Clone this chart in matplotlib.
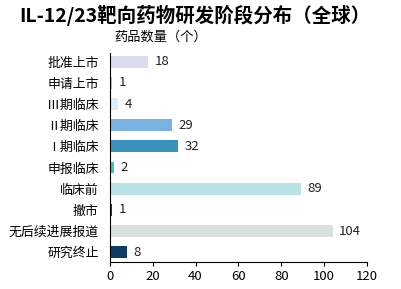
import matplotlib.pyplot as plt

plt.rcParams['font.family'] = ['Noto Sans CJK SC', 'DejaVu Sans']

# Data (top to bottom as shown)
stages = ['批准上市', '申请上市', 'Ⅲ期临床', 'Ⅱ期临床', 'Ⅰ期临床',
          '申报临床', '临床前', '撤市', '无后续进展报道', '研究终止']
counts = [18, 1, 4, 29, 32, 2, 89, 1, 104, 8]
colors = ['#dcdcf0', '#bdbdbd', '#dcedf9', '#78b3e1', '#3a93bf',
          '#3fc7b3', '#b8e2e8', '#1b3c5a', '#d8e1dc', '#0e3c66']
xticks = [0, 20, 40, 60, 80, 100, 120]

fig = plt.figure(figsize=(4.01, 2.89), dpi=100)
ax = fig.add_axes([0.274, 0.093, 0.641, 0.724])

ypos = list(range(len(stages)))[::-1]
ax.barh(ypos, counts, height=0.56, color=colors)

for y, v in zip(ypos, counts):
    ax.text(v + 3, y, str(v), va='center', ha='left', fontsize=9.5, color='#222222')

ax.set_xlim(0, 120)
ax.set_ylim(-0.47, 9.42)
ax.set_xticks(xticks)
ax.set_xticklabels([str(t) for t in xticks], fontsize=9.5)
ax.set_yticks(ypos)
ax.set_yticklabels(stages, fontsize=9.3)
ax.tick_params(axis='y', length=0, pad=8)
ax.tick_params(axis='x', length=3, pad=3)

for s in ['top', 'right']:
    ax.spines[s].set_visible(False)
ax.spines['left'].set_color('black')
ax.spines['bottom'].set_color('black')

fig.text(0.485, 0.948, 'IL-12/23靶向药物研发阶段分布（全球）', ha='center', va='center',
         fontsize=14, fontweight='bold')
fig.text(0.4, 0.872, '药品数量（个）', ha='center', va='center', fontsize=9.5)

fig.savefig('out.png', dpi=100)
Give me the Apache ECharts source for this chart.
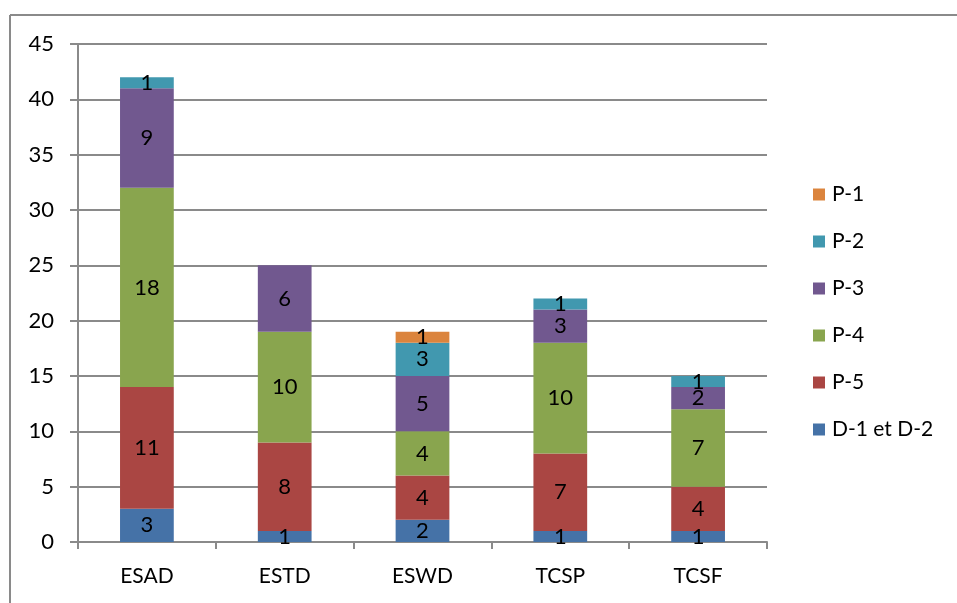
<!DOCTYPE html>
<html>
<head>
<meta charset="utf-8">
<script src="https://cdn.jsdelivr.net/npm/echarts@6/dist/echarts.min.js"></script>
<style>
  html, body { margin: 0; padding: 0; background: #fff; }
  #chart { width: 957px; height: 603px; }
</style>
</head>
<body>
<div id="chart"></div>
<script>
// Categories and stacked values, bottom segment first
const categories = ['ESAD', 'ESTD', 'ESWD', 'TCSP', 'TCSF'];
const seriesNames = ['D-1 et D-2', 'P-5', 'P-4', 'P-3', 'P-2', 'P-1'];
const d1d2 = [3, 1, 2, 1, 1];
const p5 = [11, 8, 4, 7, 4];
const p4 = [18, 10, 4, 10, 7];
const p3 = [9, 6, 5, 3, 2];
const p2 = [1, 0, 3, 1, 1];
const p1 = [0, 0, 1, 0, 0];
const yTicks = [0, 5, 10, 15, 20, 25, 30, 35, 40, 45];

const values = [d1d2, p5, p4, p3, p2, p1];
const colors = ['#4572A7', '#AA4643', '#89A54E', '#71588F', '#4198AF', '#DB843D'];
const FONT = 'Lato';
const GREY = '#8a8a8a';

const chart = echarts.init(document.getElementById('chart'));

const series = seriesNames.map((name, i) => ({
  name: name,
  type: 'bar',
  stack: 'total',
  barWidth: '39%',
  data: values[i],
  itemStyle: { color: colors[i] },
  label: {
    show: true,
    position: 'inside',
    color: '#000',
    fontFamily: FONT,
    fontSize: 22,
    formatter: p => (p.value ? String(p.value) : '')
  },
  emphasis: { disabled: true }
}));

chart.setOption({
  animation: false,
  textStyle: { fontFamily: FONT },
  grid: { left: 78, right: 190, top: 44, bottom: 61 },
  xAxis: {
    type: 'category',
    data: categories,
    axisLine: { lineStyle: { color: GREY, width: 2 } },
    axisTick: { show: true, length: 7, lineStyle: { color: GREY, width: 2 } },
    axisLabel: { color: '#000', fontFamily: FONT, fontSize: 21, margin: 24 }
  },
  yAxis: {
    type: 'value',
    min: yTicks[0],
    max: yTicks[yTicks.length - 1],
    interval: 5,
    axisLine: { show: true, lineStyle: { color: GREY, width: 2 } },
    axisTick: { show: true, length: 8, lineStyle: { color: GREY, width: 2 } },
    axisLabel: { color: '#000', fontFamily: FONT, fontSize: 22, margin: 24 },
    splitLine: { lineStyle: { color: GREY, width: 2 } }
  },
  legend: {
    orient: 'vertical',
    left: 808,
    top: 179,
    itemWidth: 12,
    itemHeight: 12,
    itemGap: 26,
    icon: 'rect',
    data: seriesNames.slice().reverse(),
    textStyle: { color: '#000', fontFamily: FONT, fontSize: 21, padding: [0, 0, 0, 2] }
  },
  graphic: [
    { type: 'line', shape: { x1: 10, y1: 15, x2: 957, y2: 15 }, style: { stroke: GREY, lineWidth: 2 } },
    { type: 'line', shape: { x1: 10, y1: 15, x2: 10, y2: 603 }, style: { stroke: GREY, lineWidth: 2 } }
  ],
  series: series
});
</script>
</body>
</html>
● ● ●
Description of the task: Every line above should be returned exactly; the pictures stay out.

The output:
Clone this chart in matplotlib.
import matplotlib.pyplot as plt

plt.rcParams['font.family'] = ['Noto Sans CJK SC', 'DejaVu Sans']

# Data (top to bottom as shown)
stages = ['批准上市', '申请上市', 'Ⅲ期临床', 'Ⅱ期临床', 'Ⅰ期临床',
          '申报临床', '临床前', '撤市', '无后续进展报道', '研究终止']
counts = [18, 1, 4, 29, 32, 2, 89, 1, 104, 8]
colors = ['#dcdcf0', '#bdbdbd', '#dcedf9', '#78b3e1', '#3a93bf',
          '#3fc7b3', '#b8e2e8', '#1b3c5a', '#d8e1dc', '#0e3c66']
xticks = [0, 20, 40, 60, 80, 100, 120]

fig = plt.figure(figsize=(4.01, 2.89), dpi=100)
ax = fig.add_axes([0.274, 0.093, 0.641, 0.724])

ypos = list(range(len(stages)))[::-1]
ax.barh(ypos, counts, height=0.56, color=colors)

for y, v in zip(ypos, counts):
    ax.text(v + 3, y, str(v), va='center', ha='left', fontsize=9.5, color='#222222')

ax.set_xlim(0, 120)
ax.set_ylim(-0.47, 9.42)
ax.set_xticks(xticks)
ax.set_xticklabels([str(t) for t in xticks], fontsize=9.5)
ax.set_yticks(ypos)
ax.set_yticklabels(stages, fontsize=9.3)
ax.tick_params(axis='y', length=0, pad=8)
ax.tick_params(axis='x', length=3, pad=3)

for s in ['top', 'right']:
    ax.spines[s].set_visible(False)
ax.spines['left'].set_color('black')
ax.spines['bottom'].set_color('black')

fig.text(0.485, 0.948, 'IL-12/23靶向药物研发阶段分布（全球）', ha='center', va='center',
         fontsize=14, fontweight='bold')
fig.text(0.4, 0.872, '药品数量（个）', ha='center', va='center', fontsize=9.5)

fig.savefig('out.png', dpi=100)
Give me the Apache ECharts source for this chart.
<!DOCTYPE html>
<html>
<head>
<meta charset="utf-8">
<script src="https://cdn.jsdelivr.net/npm/echarts@6/dist/echarts.min.js"></script>
<style>
  html, body { margin: 0; padding: 0; background: #fff; }
  #chart { width: 957px; height: 603px; }
</style>
</head>
<body>
<div id="chart"></div>
<script>
// Categories and stacked values, bottom segment first
const categories = ['ESAD', 'ESTD', 'ESWD', 'TCSP', 'TCSF'];
const seriesNames = ['D-1 et D-2', 'P-5', 'P-4', 'P-3', 'P-2', 'P-1'];
const d1d2 = [3, 1, 2, 1, 1];
const p5 = [11, 8, 4, 7, 4];
const p4 = [18, 10, 4, 10, 7];
const p3 = [9, 6, 5, 3, 2];
const p2 = [1, 0, 3, 1, 1];
const p1 = [0, 0, 1, 0, 0];
const yTicks = [0, 5, 10, 15, 20, 25, 30, 35, 40, 45];

const values = [d1d2, p5, p4, p3, p2, p1];
const colors = ['#4572A7', '#AA4643', '#89A54E', '#71588F', '#4198AF', '#DB843D'];
const FONT = 'Lato';
const GREY = '#8a8a8a';

const chart = echarts.init(document.getElementById('chart'));

const series = seriesNames.map((name, i) => ({
  name: name,
  type: 'bar',
  stack: 'total',
  barWidth: '39%',
  data: values[i],
  itemStyle: { color: colors[i] },
  label: {
    show: true,
    position: 'inside',
    color: '#000',
    fontFamily: FONT,
    fontSize: 22,
    formatter: p => (p.value ? String(p.value) : '')
  },
  emphasis: { disabled: true }
}));

chart.setOption({
  animation: false,
  textStyle: { fontFamily: FONT },
  grid: { left: 78, right: 190, top: 44, bottom: 61 },
  xAxis: {
    type: 'category',
    data: categories,
    axisLine: { lineStyle: { color: GREY, width: 2 } },
    axisTick: { show: true, length: 7, lineStyle: { color: GREY, width: 2 } },
    axisLabel: { color: '#000', fontFamily: FONT, fontSize: 21, margin: 24 }
  },
  yAxis: {
    type: 'value',
    min: yTicks[0],
    max: yTicks[yTicks.length - 1],
    interval: 5,
    axisLine: { show: true, lineStyle: { color: GREY, width: 2 } },
    axisTick: { show: true, length: 8, lineStyle: { color: GREY, width: 2 } },
    axisLabel: { color: '#000', fontFamily: FONT, fontSize: 22, margin: 24 },
    splitLine: { lineStyle: { color: GREY, width: 2 } }
  },
  legend: {
    orient: 'vertical',
    left: 808,
    top: 179,
    itemWidth: 12,
    itemHeight: 12,
    itemGap: 26,
    icon: 'rect',
    data: seriesNames.slice().reverse(),
    textStyle: { color: '#000', fontFamily: FONT, fontSize: 21, padding: [0, 0, 0, 2] }
  },
  graphic: [
    { type: 'line', shape: { x1: 10, y1: 15, x2: 957, y2: 15 }, style: { stroke: GREY, lineWidth: 2 } },
    { type: 'line', shape: { x1: 10, y1: 15, x2: 10, y2: 603 }, style: { stroke: GREY, lineWidth: 2 } }
  ],
  series: series
});
</script>
</body>
</html>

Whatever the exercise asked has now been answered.